Malgré les progrès réalisés grâce à la résolution 1325 de l’ONU, l’intégration des personnes LGBTQ+ dans l’agenda « femmes, paix et sécurité » reste un défi majeur, car elle remet en question la conception binaire du genre, de même que la distinction traditionnelle entre sexe et genre. Les travaux de Judith Butler ont étés particulièrement important à ce sujet.

Cette situation est particulièrement importante dans les pays où les droits LGBTQ+ ne sont pas reconnus, et/où la marginalisation de la population LGBTQ+ est exacerbée suite à des risques accrus pour leur sécurité physique et mentale, comme l’a illustré l’explosion au port de Beyrouth au Liban. En effet, les restrictions imposées à ces organisations entravent leur participation à la consolidation de la paix, compromettant ainsi les efforts vers une paix durable et inclusive.

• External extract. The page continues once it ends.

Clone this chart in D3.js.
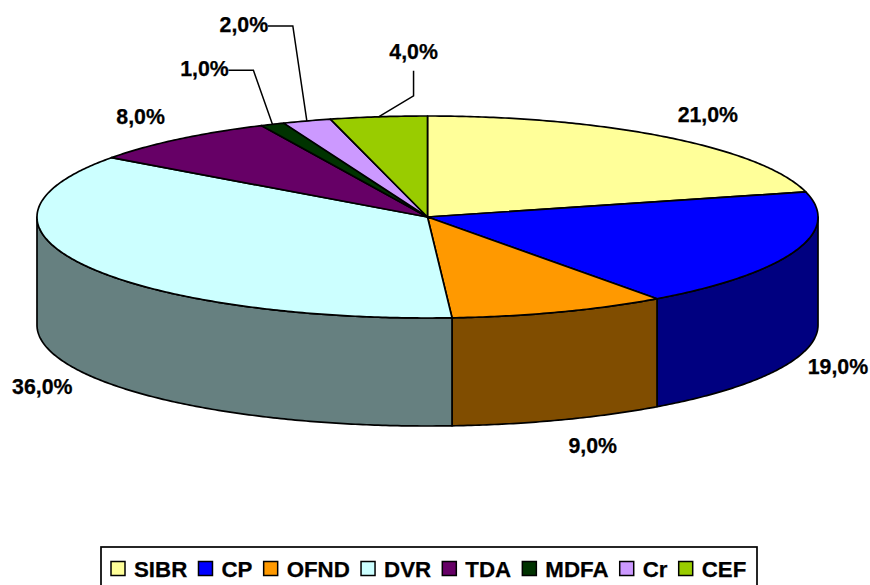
<!DOCTYPE html>
<html>
<head>
<meta charset="utf-8">
<script src="https://cdn.jsdelivr.net/npm/d3@7/dist/d3.min.js"></script>
<style>
html,body{margin:0;padding:0;background:#fff;overflow:hidden}
svg{display:block}
text{font-family:"Liberation Sans",Arial,sans-serif;font-weight:bold;fill:#000;stroke:#000;stroke-width:0.25px}
</style>
</head>
<body>
<svg id="c" width="870" height="585"></svg>
<script>
// Data
const categories = ["SIBR","CP","OFND","DVR","TDA","MDFA","Cr","CEF"];
const shares = [21,19,9,36,8,1,2,4];
const colors = ["#FFFF99","#0000FF","#FF9900","#CCFFFF","#660066","#003300","#CC99FF","#99CC00"];

// Layout (label offsets from each slice's rim point)
const labelDX = [41,43,33,-43,-38,-68,-63,35];
const labelDY = [-22,8,26,13,-22,-55,-96,-65];
const onWall  = [false,true,true,true,false,false,false,false];
const leaderElbow = [null,null,null,null,null,[-19,-54],[-14,-95],[35,-21]];
const leaderStart = [null,null,null,null,null,[-44,-54],[-39,-95],[35,-46]];

const svg = d3.select("#c");
const x = d3.scaleLinear().domain([-1,1]).range([37,818]);
const y = d3.scaleLinear().domain([-1,1]).range([116,318]);
const depth = 108;
const STROKE = "#000", SW = 1.7;

const arcs = d3.pie().sort(null).startAngle(0).endAngle(2*Math.PI)(shares);
const rim = t => [x(Math.sin(t)), y(-Math.cos(t))];
const sample = (a,b) => { const n = Math.max(2,Math.ceil((b-a)/0.01)); return d3.range(n+1).map(i=>a+(b-a)*i/n); };
const line = d3.line();
const dark = c => { const r = d3.rgb(c); return d3.rgb(r.r/2,r.g/2,r.b/2).formatHex(); };

// Walls
const front0 = Math.PI/2, front1 = 3*Math.PI/2;
svg.append("g").selectAll("path")
  .data(arcs.filter(a => a.endAngle > front0 && a.startAngle < front1))
  .join("path")
  .attr("d", a => {
    const top = sample(Math.max(a.startAngle,front0), Math.min(a.endAngle,front1)).map(rim);
    const bottom = top.slice().reverse().map(p => [p[0],p[1]+depth]);
    return line(top.concat(bottom)) + "Z";
  })
  .attr("fill", (a) => dark(colors[a.index]))
  .attr("stroke", STROKE).attr("stroke-width", SW).attr("stroke-linejoin","round");

// Top surface
svg.append("g").selectAll("path")
  .data(arcs)
  .join("path")
  .attr("d", a => line([[x(0),y(0)]].concat(sample(a.startAngle,a.endAngle).map(rim))) + "Z")
  .attr("fill", a => colors[a.index])
  .attr("stroke", STROKE).attr("stroke-width", SW).attr("stroke-linejoin","round");

// Labels and leaders
const fmt = v => v.toFixed(1).replace(".",",") + "%";
arcs.forEach((a,i) => {
  const p = rim((a.startAngle+a.endAngle)/2);
  const ay = p[1] + (onWall[i] ? depth : 0);
  if (leaderElbow[i]) {
    svg.append("path")
      .attr("d", line([[p[0]+leaderStart[i][0],ay+leaderStart[i][1]],[p[0]+leaderElbow[i][0],ay+leaderElbow[i][1]],[p[0],ay]]))
      .attr("fill","none").attr("stroke","#000").attr("stroke-width",1.5);
  }
  svg.append("text")
    .attr("x",p[0]+labelDX[i]).attr("y",ay+labelDY[i])
    .attr("text-anchor","middle").attr("dominant-baseline","central")
    .attr("font-size",21.3).text(fmt(shares[i]));
});

// Legend
const lg = svg.append("g");
lg.append("rect").attr("x",101).attr("y",547).attr("width",656).attr("height",50)
  .attr("fill","#fff").attr("stroke","#000").attr("stroke-width",1.7);
let cx = 111;
categories.forEach((c,i) => {
  lg.append("rect").attr("x",cx).attr("y",561.5).attr("width",14).attr("height",14)
    .attr("fill",colors[i]).attr("stroke","#000").attr("stroke-width",1.5);
  const t = lg.append("text").attr("x",cx+23).attr("y",569).attr("dominant-baseline","central")
    .attr("font-size",22.3).text(c);
  cx += 23 + t.node().getComputedTextLength() + 11.2;
});
</script>
</body>
</html>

Pour réaliser pleinement l’agenda « femmes, paix et sécurité », il est impératif d’inclure activement les personnes de la communauté LGBTQ+ et de reconnaître et remédier à leur marginalisation et violence subies. Ceci exige des politiques et actions concrètes, ainsi qu’une remise en question des présomptions hétéronormatives et cisnormatives, œuvrant ainsi vers un monde plus juste et équitable comme l’illustre les travaux de recherche de la professeure Jamie J Hagen.